West of Nashville Highway, north of the Duck River and divided by River Road, the property bought by the state "is land that surrounds the Henry Horton campground that will now remain protected and will maintain the integrity of the campground experience," TDEC spokeswoman Meg Lockhart said Friday when asked why the state bought the land. "There is also potential for educational and living history programming on the property."
Liggett said Fyke advised him, Bass and others one week ago "that they're planning on closing the park's restaurant on Oct. 1."
Options were reviewed, the mayor said. One might be leasing the restaurant. Another idea is better publicity to boost business.
"One number Fyke gave us as a major reason (to consider closing or leasing the restaurant) is that it lost $240,000 last year," Liggett said.
The revenue from the restaurant was about $420,000, Liggett reported from the meeting including County Commissioner Tony White, state Sen. Bill Ketron, Lewisburg Industrial Developer Terry Wallace and Mike Wiles, executive director of the Joint Economic and Community Development Board.
"So, they have to pick up nearly a quarter million dollars in revenue," Liggett said of the restaurant.
"They don't run parks to make money, but they do want them to be close to breaking even," the county mayor said.
Closing the restaurant could be the first of several dominos to fall, Liggett said, citing the golf course and the park's inn as potential victims if the restaurant is closed.
Profit-to-loss ratios show that restaurants at David Crockett Park and Natchez Trace might have to close, Liggett said, pointing to a restaurant revenue list showing they brought in $354,511 and $247,441, respectively.
All state restaurants have different operating costs, but the profit-loss ratio for the state park at Chapel Hill shows it's the biggest loser, Liggett said, reporting from the meeting with Fyke, the lawmakers and local developers on Feb. 10.
Fyke hasn't put restaurant closure on the table without knowing about the park, the mayor said.
"The commissioner has been to Horton Park; ate dinner there; brought his family there," Liggett said. "He and his family go to parks on Sundays...
"My main concern is to keep the park open and to keep an open mind on all the options," he said.

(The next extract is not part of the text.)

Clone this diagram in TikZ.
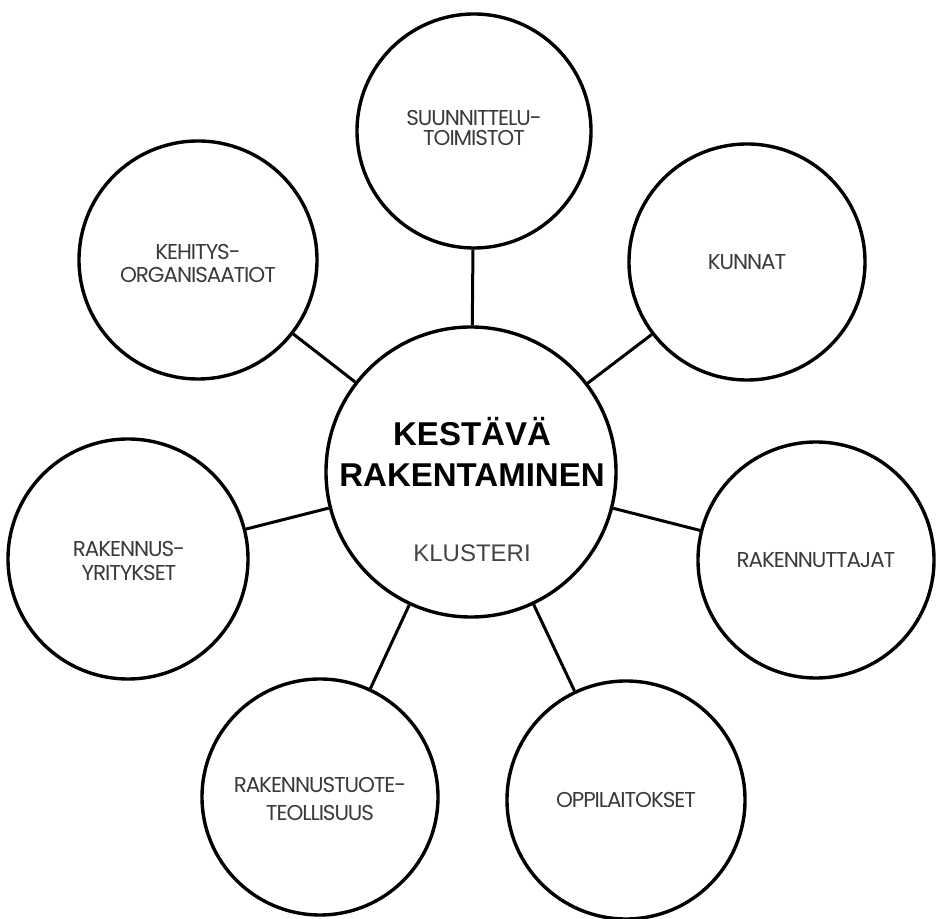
\documentclass[tikz,border=0pt]{standalone}
\usepackage{fontspec}
\setmainfont{Liberation Sans}
\newfontfamily\labfont[LetterSpace=-5]{Poppins}
\definecolor{labgray}{HTML}{3A3A3A}
\definecolor{klgray}{HTML}{444444}
\begin{document}
\begin{tikzpicture}[x=1pt,y=1pt,
  bubble/.style={circle,draw=black,line width=3.4pt,minimum size=#1,inner sep=0pt,fill=white},
  lab/.style={font=\labfont\fontsize{21.5}{23}\selectfont,text=labgray,align=center},
  link/.style={line width=3pt,draw=black}]
\useasboundingbox (0,0) rectangle (936,918);
\fill[white] (0,0) rectangle (936,918);
\node[bubble=290pt] (c) at (471,446) {};
\node[bubble=234pt] (s) at (474,787) {};
\node[bubble=236pt] (k) at (747,656) {};
\node[bubble=236pt] (r) at (816,358) {};
\node[bubble=238pt] (o) at (626,118) {};
\node[bubble=236pt] (t) at (320,121) {};
\node[bubble=240pt] (y) at (128,359) {};
\node[bubble=238pt] (e) at (198,658) {};
\foreach \n in {s,k,r,o,t,y,e}{\draw[link] (c) -- (\n);}
\node[font=\bfseries\fontsize{33}{41}\selectfont,align=center,anchor=base] (ct) at (472,431) {KESTÄVÄ\\RAKENTAMINEN};
\node[font=\fontsize{24}{24}\selectfont,text=klgray,anchor=base] (cl) at (472,356) {KLUSTERI};
\node[lab,font=\labfont\fontsize{21.5}{20}\selectfont] (sl) at (474,790) {SUUNNITTELU-\\TOIMISTOT};
\node[lab] (kl) at (k) {KUNNAT};
\node[lab] (rl) at (r) {RAKENNUTTAJAT};
\node[lab] (ol) at (o) {OPPILAITOKSET};
\node[lab,font=\labfont\fontsize{21.5}{28}\selectfont] (tl) at (320,119) {RAKENNUSTUOTE-\\TEOLLISUUS};
\node[lab,font=\labfont\fontsize{21.5}{24}\selectfont] (yl) at (129,357) {RAKENNUS-\\YRITYKSET};
\node[lab,font=\labfont\fontsize{21.5}{23}\selectfont] (el) at (198,655) {KEHITYS-\\ORGANISAATIOT};
\end{tikzpicture}
\end{document}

"If it does come to leasing it, we definitely want to have someone who has a proven track record of success," Liggett said. "It's going to take someone like that."
The park restaurant "struggled to come back since the closing" of state parks during the administration of then Gov. Don Sundquist.
Leasing "would be a last option," Liggett said. "But it ought to stand on its own like in the past. The key is to make it successful - a place that people enjoy going to.
"Leasing is not a guarantee that it will work..."
Meanwhile, officials gathered in Bass' legislative office seemed to agree that the park needs a "facelift," Liggett said, offering another idea for Fyke's consideration.
"It wouldn't make us mad if you built a convention center there to attract more people to the area," he said.
"With the economy down, construction prices are down," Liggett added.
Bass said he thought the "meeting went well... We're all working to maintain something at the park..."
The state representative is pleased that city and county leaders could be at the meeting with Fyke, and he said, "We need that restaurant there for the motel and the golf course. One will feed off the other."
Bass' preference is for the restaurant to continue to operate as it has, he said.